* Given exercise
Among the entries below, please repeat exactly and only the lines from the line containing "What Plotly code" to the line containing "import plotly.graph_objects as go", both lines included.

* Information shown
--- START ---

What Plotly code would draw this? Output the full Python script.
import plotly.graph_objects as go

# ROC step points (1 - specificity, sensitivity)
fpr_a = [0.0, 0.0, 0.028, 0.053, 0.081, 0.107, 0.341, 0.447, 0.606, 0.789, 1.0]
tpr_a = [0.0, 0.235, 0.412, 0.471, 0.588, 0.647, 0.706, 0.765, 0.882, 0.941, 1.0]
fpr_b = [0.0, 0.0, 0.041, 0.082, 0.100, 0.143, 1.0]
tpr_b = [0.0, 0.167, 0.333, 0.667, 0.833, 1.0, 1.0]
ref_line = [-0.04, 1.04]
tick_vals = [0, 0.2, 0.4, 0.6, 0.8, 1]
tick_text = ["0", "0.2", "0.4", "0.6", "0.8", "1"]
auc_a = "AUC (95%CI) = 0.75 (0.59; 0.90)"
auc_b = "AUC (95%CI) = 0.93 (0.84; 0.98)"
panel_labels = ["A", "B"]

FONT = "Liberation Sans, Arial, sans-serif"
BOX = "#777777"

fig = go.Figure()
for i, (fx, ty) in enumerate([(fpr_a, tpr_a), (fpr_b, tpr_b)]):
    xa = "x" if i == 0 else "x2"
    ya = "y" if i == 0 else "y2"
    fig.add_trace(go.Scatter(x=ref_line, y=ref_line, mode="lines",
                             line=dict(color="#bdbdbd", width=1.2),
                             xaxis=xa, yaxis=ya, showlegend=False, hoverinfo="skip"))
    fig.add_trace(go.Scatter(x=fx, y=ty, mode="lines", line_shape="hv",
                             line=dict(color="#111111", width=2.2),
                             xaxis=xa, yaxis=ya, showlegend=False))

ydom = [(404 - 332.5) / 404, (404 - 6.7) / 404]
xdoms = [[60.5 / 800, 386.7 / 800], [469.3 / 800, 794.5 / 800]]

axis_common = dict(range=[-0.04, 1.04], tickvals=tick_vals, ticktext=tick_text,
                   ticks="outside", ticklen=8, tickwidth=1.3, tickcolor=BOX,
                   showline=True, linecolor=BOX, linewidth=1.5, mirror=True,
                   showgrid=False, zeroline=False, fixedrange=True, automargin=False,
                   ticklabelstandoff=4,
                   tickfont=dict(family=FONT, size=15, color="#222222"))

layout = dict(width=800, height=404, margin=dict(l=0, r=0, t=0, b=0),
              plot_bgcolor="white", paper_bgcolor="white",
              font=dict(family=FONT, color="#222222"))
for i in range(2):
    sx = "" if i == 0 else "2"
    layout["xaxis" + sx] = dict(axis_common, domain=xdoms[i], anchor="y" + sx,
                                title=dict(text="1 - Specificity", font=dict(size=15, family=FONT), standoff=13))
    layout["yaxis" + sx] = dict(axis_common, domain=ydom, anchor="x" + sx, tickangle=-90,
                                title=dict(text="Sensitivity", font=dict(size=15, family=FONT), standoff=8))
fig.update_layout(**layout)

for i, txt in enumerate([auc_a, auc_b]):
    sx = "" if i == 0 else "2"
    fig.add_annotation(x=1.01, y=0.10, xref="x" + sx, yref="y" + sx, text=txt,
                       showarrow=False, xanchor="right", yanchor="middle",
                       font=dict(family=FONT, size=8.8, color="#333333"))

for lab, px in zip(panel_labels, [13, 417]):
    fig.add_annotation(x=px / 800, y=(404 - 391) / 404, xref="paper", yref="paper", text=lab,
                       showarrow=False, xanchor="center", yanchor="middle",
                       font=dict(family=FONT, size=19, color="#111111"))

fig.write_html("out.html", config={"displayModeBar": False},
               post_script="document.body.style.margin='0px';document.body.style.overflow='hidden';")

--- END ---
--- START ---

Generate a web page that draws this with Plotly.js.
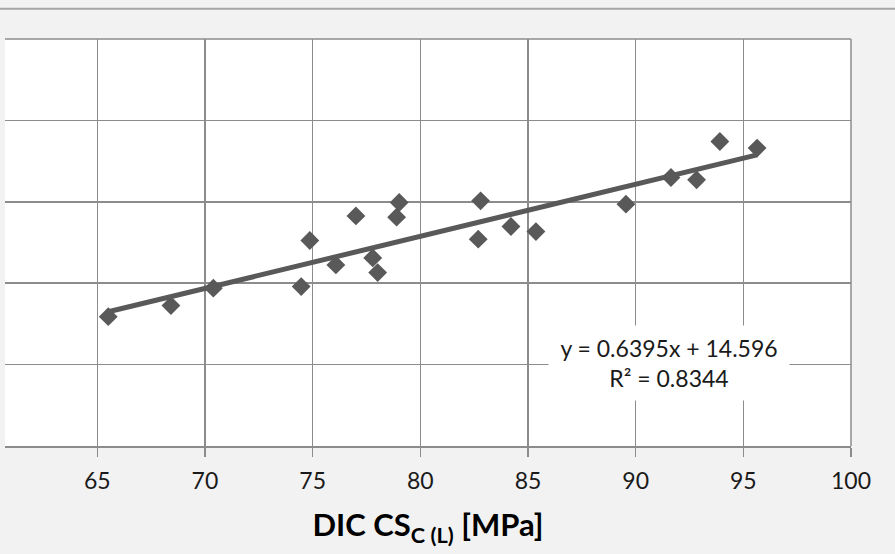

--- END ---
--- START ---

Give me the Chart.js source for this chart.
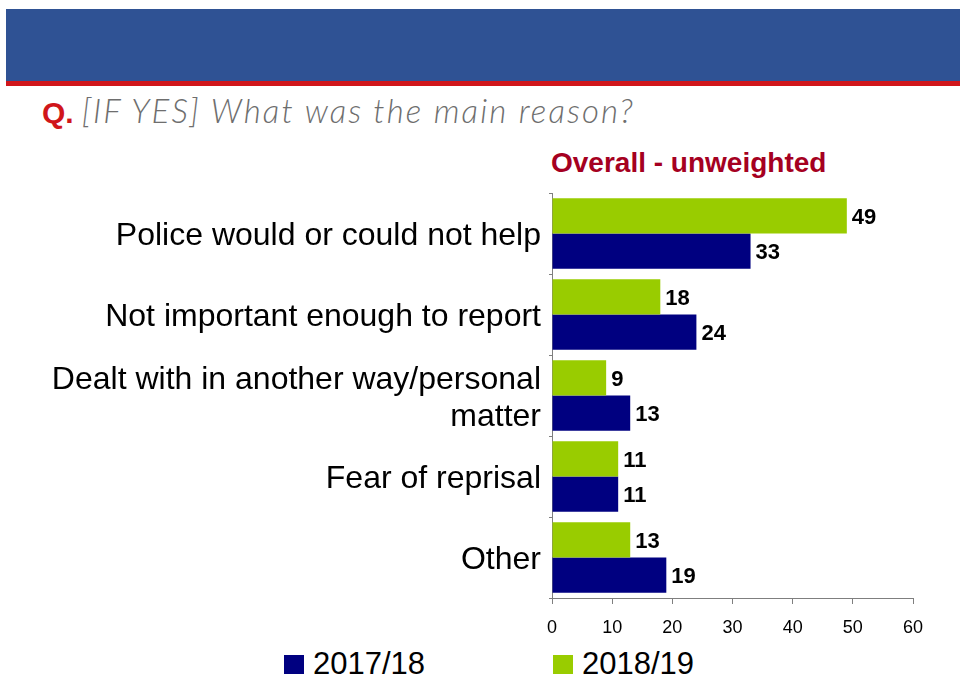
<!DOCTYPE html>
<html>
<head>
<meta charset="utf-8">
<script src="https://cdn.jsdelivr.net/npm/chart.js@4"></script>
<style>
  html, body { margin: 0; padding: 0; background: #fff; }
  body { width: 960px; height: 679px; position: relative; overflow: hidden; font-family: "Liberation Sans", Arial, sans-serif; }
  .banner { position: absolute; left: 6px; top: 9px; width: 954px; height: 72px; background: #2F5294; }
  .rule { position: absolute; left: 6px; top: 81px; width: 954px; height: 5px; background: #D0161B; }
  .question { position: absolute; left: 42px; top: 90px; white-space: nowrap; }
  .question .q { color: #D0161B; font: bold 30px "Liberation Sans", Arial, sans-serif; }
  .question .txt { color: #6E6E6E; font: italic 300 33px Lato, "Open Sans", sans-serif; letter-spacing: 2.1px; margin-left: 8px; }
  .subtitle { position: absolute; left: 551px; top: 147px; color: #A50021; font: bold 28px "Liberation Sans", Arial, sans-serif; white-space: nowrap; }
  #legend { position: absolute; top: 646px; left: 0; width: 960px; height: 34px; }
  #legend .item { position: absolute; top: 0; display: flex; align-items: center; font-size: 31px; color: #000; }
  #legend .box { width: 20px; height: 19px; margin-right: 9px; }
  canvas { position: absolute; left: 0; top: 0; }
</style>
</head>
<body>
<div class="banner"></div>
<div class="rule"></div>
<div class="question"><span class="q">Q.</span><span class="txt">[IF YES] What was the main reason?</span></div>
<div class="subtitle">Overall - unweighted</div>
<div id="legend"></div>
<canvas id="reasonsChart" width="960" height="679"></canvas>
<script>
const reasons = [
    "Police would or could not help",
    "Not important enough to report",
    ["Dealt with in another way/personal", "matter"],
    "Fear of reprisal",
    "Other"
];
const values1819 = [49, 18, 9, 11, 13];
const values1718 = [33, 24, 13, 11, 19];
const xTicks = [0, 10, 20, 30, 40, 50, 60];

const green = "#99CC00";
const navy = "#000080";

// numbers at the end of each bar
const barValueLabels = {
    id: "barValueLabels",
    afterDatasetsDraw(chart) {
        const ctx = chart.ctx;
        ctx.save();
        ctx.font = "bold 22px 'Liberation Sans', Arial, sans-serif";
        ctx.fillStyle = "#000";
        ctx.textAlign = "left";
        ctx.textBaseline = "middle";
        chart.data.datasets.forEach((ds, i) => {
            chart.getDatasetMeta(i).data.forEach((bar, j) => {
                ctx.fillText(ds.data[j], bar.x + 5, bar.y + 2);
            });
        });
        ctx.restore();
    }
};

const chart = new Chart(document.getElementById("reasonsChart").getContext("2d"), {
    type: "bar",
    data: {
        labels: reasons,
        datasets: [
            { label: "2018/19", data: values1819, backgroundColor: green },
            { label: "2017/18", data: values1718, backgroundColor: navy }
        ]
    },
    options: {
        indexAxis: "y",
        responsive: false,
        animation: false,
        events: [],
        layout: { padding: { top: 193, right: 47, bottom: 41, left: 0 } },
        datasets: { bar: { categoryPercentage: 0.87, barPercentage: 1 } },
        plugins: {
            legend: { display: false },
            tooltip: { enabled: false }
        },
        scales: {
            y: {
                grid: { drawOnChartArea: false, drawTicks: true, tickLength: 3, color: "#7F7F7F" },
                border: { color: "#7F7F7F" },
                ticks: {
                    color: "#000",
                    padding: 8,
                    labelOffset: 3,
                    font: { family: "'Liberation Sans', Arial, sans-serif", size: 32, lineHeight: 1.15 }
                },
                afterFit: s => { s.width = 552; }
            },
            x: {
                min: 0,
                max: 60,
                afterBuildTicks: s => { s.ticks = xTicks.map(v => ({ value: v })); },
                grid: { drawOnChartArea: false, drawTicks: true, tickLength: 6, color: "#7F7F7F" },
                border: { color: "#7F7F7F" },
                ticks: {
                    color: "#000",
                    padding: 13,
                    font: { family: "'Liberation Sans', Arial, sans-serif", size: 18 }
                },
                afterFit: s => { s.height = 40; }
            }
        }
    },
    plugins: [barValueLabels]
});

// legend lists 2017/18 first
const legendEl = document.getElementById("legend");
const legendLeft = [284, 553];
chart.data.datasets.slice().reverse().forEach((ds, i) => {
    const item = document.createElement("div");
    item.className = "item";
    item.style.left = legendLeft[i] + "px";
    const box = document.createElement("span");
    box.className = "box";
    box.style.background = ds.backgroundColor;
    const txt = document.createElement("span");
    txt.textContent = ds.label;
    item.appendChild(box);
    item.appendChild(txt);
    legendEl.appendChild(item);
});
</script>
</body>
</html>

--- END ---

* Expected output
What Plotly code would draw this? Output the full Python script.
import plotly.graph_objects as go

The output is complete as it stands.